(Entries with chart source code)
§ §
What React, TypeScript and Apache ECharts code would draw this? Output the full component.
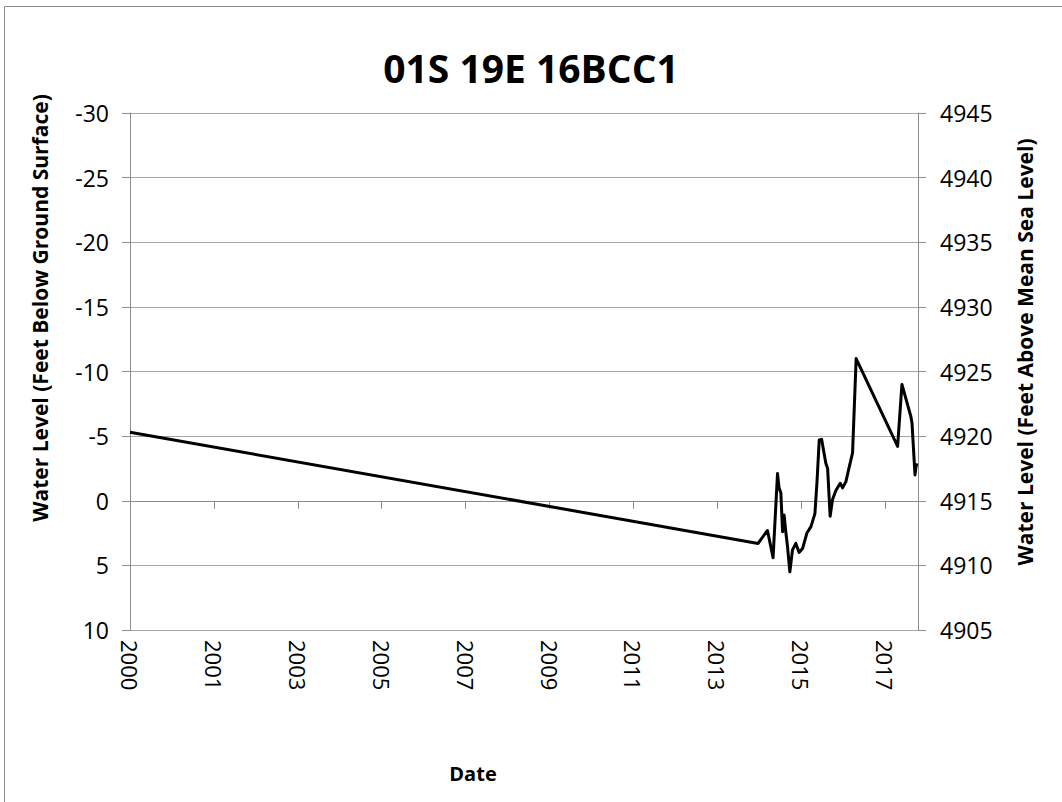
import React, { useEffect, useRef } from "react";
import * as echarts from "echarts";

const TITLE = "01S 19E 16BCC1";
const X_NAME = "Date";
const LEFT_NAME = "Water Level (Feet Below Ground Surface)";
const RIGHT_NAME = "Water Level (Feet Above Mean Sea Level)";

// Measurement dates and depth to water (feet below ground surface; negative = above)
const dates: string[] = [
  "2000-01-01", "2014-05-07", "2014-07-24", "2014-09-09", "2014-10-16", "2014-10-29",
  "2014-11-13", "2014-11-27", "2014-12-10", "2014-12-24", "2015-01-08", "2015-01-27",
  "2015-02-18", "2015-03-18", "2015-04-14", "2015-05-13", "2015-06-18", "2015-07-22",
  "2015-08-24", "2015-09-10", "2015-09-29", "2015-10-19", "2015-11-04", "2015-11-23",
  "2015-12-08", "2015-12-29", "2016-01-18", "2016-02-15", "2016-03-22", "2016-04-11",
  "2016-05-09", "2016-06-05", "2016-07-03", "2016-08-02", "2017-07-14", "2017-08-19",
  "2017-11-02", "2017-11-11", "2017-12-06", "2017-12-14", "2017-12-22",
];
const levels: number[] = [
  -5.3, 3.3, 2.3, 4.4, -2.1, -1.0,
  -0.6, 2.4, 1.1, 2.4, 3.6, 5.5,
  3.8, 3.3, 4.0, 3.7, 2.5, 2.0,
  1.0, -1.4, -4.7, -4.75, -3.9, -2.9,
  -2.5, 1.2, -0.1, -0.8, -1.35, -1.0,
  -1.5, -2.6, -3.7, -11.0, -4.2, -9.0,
  -6.5, -6.0, -2.0, -2.6, -2.9,
];

// Axis settings (x in days since 2000-01-01)
const X_START = "2000-01-01";
const X_END = "2017-12-31";
const X_STEP_DAYS = 700;
const LEFT_MIN = -30;
const LEFT_MAX = 10;
const RIGHT_MIN = 4905;
const RIGHT_MAX = 4945;
const Y_STEP = 5;

const DAY = 86400000;
const base = Date.parse(X_START + "T00:00:00Z");
const toDays = (s: string) => Math.round((Date.parse(s + "T00:00:00Z") - base) / DAY);

export default function App() {
  const ref = useRef<HTMLDivElement>(null);
  useEffect(() => {
    if (!ref.current) return;
    const chart = echarts.init(ref.current, undefined, { renderer: "svg" });
    const font = "'Open Sans', sans-serif";
    const gray = "#8c8c8c";
    const data = dates.map((d, i) => [toDays(d), levels[i]]);
    chart.setOption({
      animation: false,
      backgroundColor: "#ffffff",
      textStyle: { fontFamily: font },
      grid: { left: 130, right: 144, top: 113, bottom: 172, containLabel: false },
      xAxis: {
        type: "value",
        min: 0,
        max: toDays(X_END),
        interval: X_STEP_DAYS,
        axisLine: { show: true, lineStyle: { color: gray, width: 1 } },
        axisTick: { show: true, length: 8, lineStyle: { color: gray } },
        splitLine: { show: false },
        axisLabel: {
          rotate: -90,
          margin: 10,
          color: "#000",
          fontSize: 22,
          fontFamily: font,
          showMaxLabel: false,
          formatter: (v: number) => String(new Date(base + v * DAY).getUTCFullYear()),
        },
      },
      yAxis: [
        {
          type: "value",
          inverse: true,
          min: LEFT_MIN,
          max: LEFT_MAX,
          interval: Y_STEP,
          position: "left",
          axisLine: { show: true, lineStyle: { color: gray } },
          axisTick: { show: true, length: 8, lineStyle: { color: gray } },
          splitLine: { show: true, lineStyle: { color: "#a6a6a6", width: 1 } },
          axisLabel: {
            color: "#000",
            fontSize: 23,
            fontFamily: font,
            margin: 21,
            formatter: (v: number) => String(v),
          },
        },
        {
          type: "value",
          min: RIGHT_MIN,
          max: RIGHT_MAX,
          interval: Y_STEP,
          position: "right",
          axisLine: { show: true, lineStyle: { color: gray } },
          axisTick: { show: true, length: 8, lineStyle: { color: gray } },
          splitLine: { show: false },
          axisLabel: {
            color: "#000",
            fontSize: 23,
            fontFamily: font,
            margin: 22,
            formatter: (v: number) => String(v),
          },
        },
      ],
      series: [
        {
          type: "line",
          name: "Water Level",
          yAxisIndex: 0,
          data,
          showSymbol: false,
          symbol: "none",
          lineStyle: { color: "#000", width: 3, join: "round" },
        },
      ],
      graphic: [
        {
          type: "rect",
          shape: { x: 4.5, y: 6.5, width: 1100, height: 900 },
          style: { fill: "none", stroke: "#8a8a8a", lineWidth: 1 },
          silent: true,
        },
        {
          type: "text",
          x: 531,
          y: 67,
          style: {
            text: TITLE,
            font: `bold 39px ${font}`,
            fill: "#000",
            align: "center",
            verticalAlign: "middle",
          },
        },
        {
          type: "text",
          x: 473,
          y: 773,
          style: {
            text: X_NAME,
            font: `bold 20px ${font}`,
            fill: "#000",
            align: "center",
            verticalAlign: "middle",
          },
        },
        {
          type: "text",
          x: 40,
          y: 308,
          rotation: Math.PI / 2,
          style: {
            text: LEFT_NAME,
            font: `bold 21px ${font}`,
            fill: "#000",
            align: "center",
            verticalAlign: "middle",
          },
        },
        {
          type: "text",
          x: 1025,
          y: 352,
          rotation: Math.PI / 2,
          style: {
            text: RIGHT_NAME,
            font: `bold 21px ${font}`,
            fill: "#000",
            align: "center",
            verticalAlign: "middle",
          },
        },
      ],
    });
    return () => chart.dispose();
  }, []);
  return (
    <div
      ref={ref}
      style={{ position: "absolute", left: 0, top: 0, width: 1062, height: 802 }}
    />
  );
}
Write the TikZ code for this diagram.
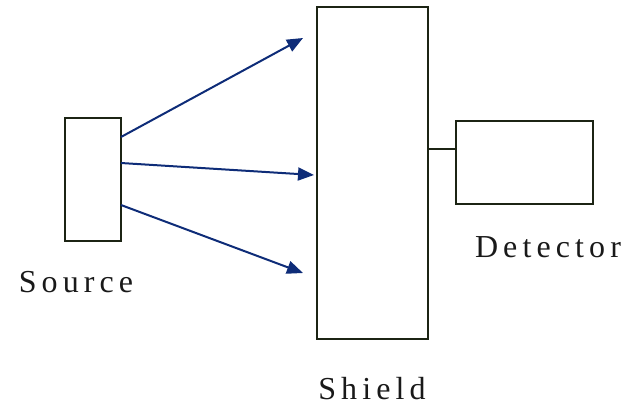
\documentclass[tikz,border=0pt]{standalone}
\usepackage{fontspec}
\setmainfont{Liberation Serif}
\usetikzlibrary{arrows.meta}
\definecolor{edge}{HTML}{1C2414}
\definecolor{ray}{HTML}{0E2C78}
\tikzset{
  box/.style={draw=edge, line width=1.6pt, fill=white, inner sep=0pt},
  lbl/.style={font=\fontsize{32}{32}\selectfont\addfontfeature{LetterSpace=16}, anchor=base, inner sep=0pt, text=black!90},
  rayarrow/.style={draw=ray, line width=2pt, -{Triangle[length=16pt,width=13pt]}},
}
\begin{document}
\begin{tikzpicture}[x=1pt,y=-1pt]
\useasboundingbox (0,0) rectangle (639,408);
\node[box, minimum width=56pt, minimum height=123pt] (source) at (93,179.5) {};
\node[box, minimum width=111pt, minimum height=332pt] (shield) at (372.5,173) {};
\node[box, minimum width=137pt, minimum height=83pt] (detector) at (524.5,162.5) {};
\coordinate (s1) at (121,137);
\coordinate (s2) at (121,163);
\coordinate (s3) at (121,205);
\coordinate (t1) at (303,38);
\coordinate (t2) at (314,175);
\coordinate (t3) at (303,273);
\draw[rayarrow] (s1) -- (t1);
\draw[rayarrow] (s2) -- (t2);
\draw[rayarrow] (s3) -- (t3);
\draw[edge, line width=1.6pt] (shield.east |- 0,149) -- (detector.west |- 0,149);
\node[lbl] (srclbl) at (76,292) {Source};
\node[lbl] (shdlbl) at (372,399) {Shield};
\node[lbl] (detlbl) at (548,257) {Detector};
\end{tikzpicture}
\end{document}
§ §
**TASK TO COMPLETE**
Exactly as they appear, print the lines of the listing above from its first line through the line that contains "Level (Feet Above", minus the pictures.

**TASK ANSWER**
What React, TypeScript and Apache ECharts code would draw this? Output the full component.
import React, { useEffect, useRef } from "react";
import * as echarts from "echarts";

const TITLE = "01S 19E 16BCC1";
const X_NAME = "Date";
const LEFT_NAME = "Water Level (Feet Below Ground Surface)";
const RIGHT_NAME = "Water Level (Feet Above Mean Sea Level)";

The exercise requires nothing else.